#### Your objective:
Quote the listing below in its entirety, omitting every image.

#### Data extract:
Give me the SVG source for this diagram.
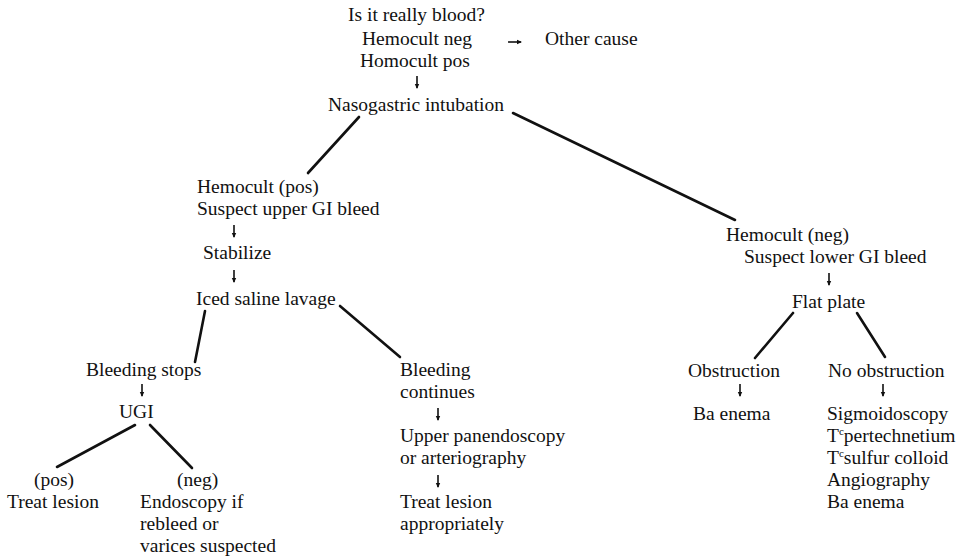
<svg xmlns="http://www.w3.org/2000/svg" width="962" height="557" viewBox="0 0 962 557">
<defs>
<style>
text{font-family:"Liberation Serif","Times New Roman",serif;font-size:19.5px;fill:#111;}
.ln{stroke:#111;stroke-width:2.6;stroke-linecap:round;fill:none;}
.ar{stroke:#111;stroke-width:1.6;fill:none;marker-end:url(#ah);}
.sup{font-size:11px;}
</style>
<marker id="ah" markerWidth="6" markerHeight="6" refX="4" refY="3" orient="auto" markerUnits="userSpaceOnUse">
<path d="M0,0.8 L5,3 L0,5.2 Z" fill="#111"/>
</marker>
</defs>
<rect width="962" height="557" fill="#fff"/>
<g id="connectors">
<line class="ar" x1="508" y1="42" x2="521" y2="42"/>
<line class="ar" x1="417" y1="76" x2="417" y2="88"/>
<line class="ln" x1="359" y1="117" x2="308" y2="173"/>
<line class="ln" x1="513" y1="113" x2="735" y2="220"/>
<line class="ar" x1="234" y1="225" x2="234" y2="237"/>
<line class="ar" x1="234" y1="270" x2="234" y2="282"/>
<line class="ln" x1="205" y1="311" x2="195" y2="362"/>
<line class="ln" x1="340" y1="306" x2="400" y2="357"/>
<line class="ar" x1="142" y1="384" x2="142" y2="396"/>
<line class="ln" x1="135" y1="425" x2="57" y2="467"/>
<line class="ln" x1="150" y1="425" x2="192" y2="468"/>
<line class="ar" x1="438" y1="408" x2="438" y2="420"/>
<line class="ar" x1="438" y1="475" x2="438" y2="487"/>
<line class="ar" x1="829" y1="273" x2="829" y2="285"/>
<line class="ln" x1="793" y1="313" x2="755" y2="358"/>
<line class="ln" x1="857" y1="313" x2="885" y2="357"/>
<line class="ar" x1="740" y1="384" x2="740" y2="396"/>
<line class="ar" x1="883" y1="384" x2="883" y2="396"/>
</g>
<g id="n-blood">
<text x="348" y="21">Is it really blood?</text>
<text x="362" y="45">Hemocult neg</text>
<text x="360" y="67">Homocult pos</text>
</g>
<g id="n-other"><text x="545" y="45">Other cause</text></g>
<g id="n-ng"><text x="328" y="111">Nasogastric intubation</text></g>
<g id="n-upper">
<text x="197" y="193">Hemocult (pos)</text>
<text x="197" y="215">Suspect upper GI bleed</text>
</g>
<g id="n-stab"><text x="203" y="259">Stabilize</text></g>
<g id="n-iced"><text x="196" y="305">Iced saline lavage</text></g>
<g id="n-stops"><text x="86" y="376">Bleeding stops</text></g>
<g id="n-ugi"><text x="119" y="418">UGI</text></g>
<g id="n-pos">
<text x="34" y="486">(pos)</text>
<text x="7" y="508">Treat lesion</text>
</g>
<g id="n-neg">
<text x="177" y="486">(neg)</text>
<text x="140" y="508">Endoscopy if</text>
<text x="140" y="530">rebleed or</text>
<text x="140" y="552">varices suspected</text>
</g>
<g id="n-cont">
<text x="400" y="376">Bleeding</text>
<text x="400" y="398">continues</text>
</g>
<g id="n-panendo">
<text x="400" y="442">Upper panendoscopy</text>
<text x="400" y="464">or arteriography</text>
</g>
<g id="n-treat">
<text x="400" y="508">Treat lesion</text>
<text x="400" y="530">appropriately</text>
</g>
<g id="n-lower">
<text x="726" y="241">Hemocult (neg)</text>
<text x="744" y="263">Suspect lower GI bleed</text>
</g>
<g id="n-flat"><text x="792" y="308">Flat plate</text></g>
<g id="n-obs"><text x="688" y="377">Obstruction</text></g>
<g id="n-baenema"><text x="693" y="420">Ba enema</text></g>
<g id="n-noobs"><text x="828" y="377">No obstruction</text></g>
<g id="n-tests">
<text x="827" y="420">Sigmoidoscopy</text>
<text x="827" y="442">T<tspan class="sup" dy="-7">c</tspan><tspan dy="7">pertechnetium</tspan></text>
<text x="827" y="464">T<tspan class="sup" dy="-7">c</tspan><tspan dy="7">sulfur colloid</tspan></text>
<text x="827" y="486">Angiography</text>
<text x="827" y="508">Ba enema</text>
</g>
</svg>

#### Output of the task:
Give me the SVG source for this diagram.
<svg xmlns="http://www.w3.org/2000/svg" width="962" height="557" viewBox="0 0 962 557">
<defs>
<style>
text{font-family:"Liberation Serif","Times New Roman",serif;font-size:19.5px;fill:#111;}
.ln{stroke:#111;stroke-width:2.6;stroke-linecap:round;fill:none;}
.ar{stroke:#111;stroke-width:1.6;fill:none;marker-end:url(#ah);}
.sup{font-size:11px;}
</style>
<marker id="ah" markerWidth="6" markerHeight="6" refX="4" refY="3" orient="auto" markerUnits="userSpaceOnUse">
<path d="M0,0.8 L5,3 L0,5.2 Z" fill="#111"/>
</marker>
</defs>
<rect width="962" height="557" fill="#fff"/>
<g id="connectors">
<line class="ar" x1="508" y1="42" x2="521" y2="42"/>
<line class="ar" x1="417" y1="76" x2="417" y2="88"/>
<line class="ln" x1="359" y1="117" x2="308" y2="173"/>
<line class="ln" x1="513" y1="113" x2="735" y2="220"/>
<line class="ar" x1="234" y1="225" x2="234" y2="237"/>
<line class="ar" x1="234" y1="270" x2="234" y2="282"/>
<line class="ln" x1="205" y1="311" x2="195" y2="362"/>
<line class="ln" x1="340" y1="306" x2="400" y2="357"/>
<line class="ar" x1="142" y1="384" x2="142" y2="396"/>
<line class="ln" x1="135" y1="425" x2="57" y2="467"/>
<line class="ln" x1="150" y1="425" x2="192" y2="468"/>
<line class="ar" x1="438" y1="408" x2="438" y2="420"/>
<line class="ar" x1="438" y1="475" x2="438" y2="487"/>
<line class="ar" x1="829" y1="273" x2="829" y2="285"/>
<line class="ln" x1="793" y1="313" x2="755" y2="358"/>
<line class="ln" x1="857" y1="313" x2="885" y2="357"/>
<line class="ar" x1="740" y1="384" x2="740" y2="396"/>
<line class="ar" x1="883" y1="384" x2="883" y2="396"/>
</g>
<g id="n-blood">
<text x="348" y="21">Is it really blood?</text>
<text x="362" y="45">Hemocult neg</text>
<text x="360" y="67">Homocult pos</text>
</g>
<g id="n-other"><text x="545" y="45">Other cause</text></g>
<g id="n-ng"><text x="328" y="111">Nasogastric intubation</text></g>
<g id="n-upper">
<text x="197" y="193">Hemocult (pos)</text>
<text x="197" y="215">Suspect upper GI bleed</text>
</g>
<g id="n-stab"><text x="203" y="259">Stabilize</text></g>
<g id="n-iced"><text x="196" y="305">Iced saline lavage</text></g>
<g id="n-stops"><text x="86" y="376">Bleeding stops</text></g>
<g id="n-ugi"><text x="119" y="418">UGI</text></g>
<g id="n-pos">
<text x="34" y="486">(pos)</text>
<text x="7" y="508">Treat lesion</text>
</g>
<g id="n-neg">
<text x="177" y="486">(neg)</text>
<text x="140" y="508">Endoscopy if</text>
<text x="140" y="530">rebleed or</text>
<text x="140" y="552">varices suspected</text>
</g>
<g id="n-cont">
<text x="400" y="376">Bleeding</text>
<text x="400" y="398">continues</text>
</g>
<g id="n-panendo">
<text x="400" y="442">Upper panendoscopy</text>
<text x="400" y="464">or arteriography</text>
</g>
<g id="n-treat">
<text x="400" y="508">Treat lesion</text>
<text x="400" y="530">appropriately</text>
</g>
<g id="n-lower">
<text x="726" y="241">Hemocult (neg)</text>
<text x="744" y="263">Suspect lower GI bleed</text>
</g>
<g id="n-flat"><text x="792" y="308">Flat plate</text></g>
<g id="n-obs"><text x="688" y="377">Obstruction</text></g>
<g id="n-baenema"><text x="693" y="420">Ba enema</text></g>
<g id="n-noobs"><text x="828" y="377">No obstruction</text></g>
<g id="n-tests">
<text x="827" y="420">Sigmoidoscopy</text>
<text x="827" y="442">T<tspan class="sup" dy="-7">c</tspan><tspan dy="7">pertechnetium</tspan></text>
<text x="827" y="464">T<tspan class="sup" dy="-7">c</tspan><tspan dy="7">sulfur colloid</tspan></text>
<text x="827" y="486">Angiography</text>
<text x="827" y="508">Ba enema</text>
</g>
</svg>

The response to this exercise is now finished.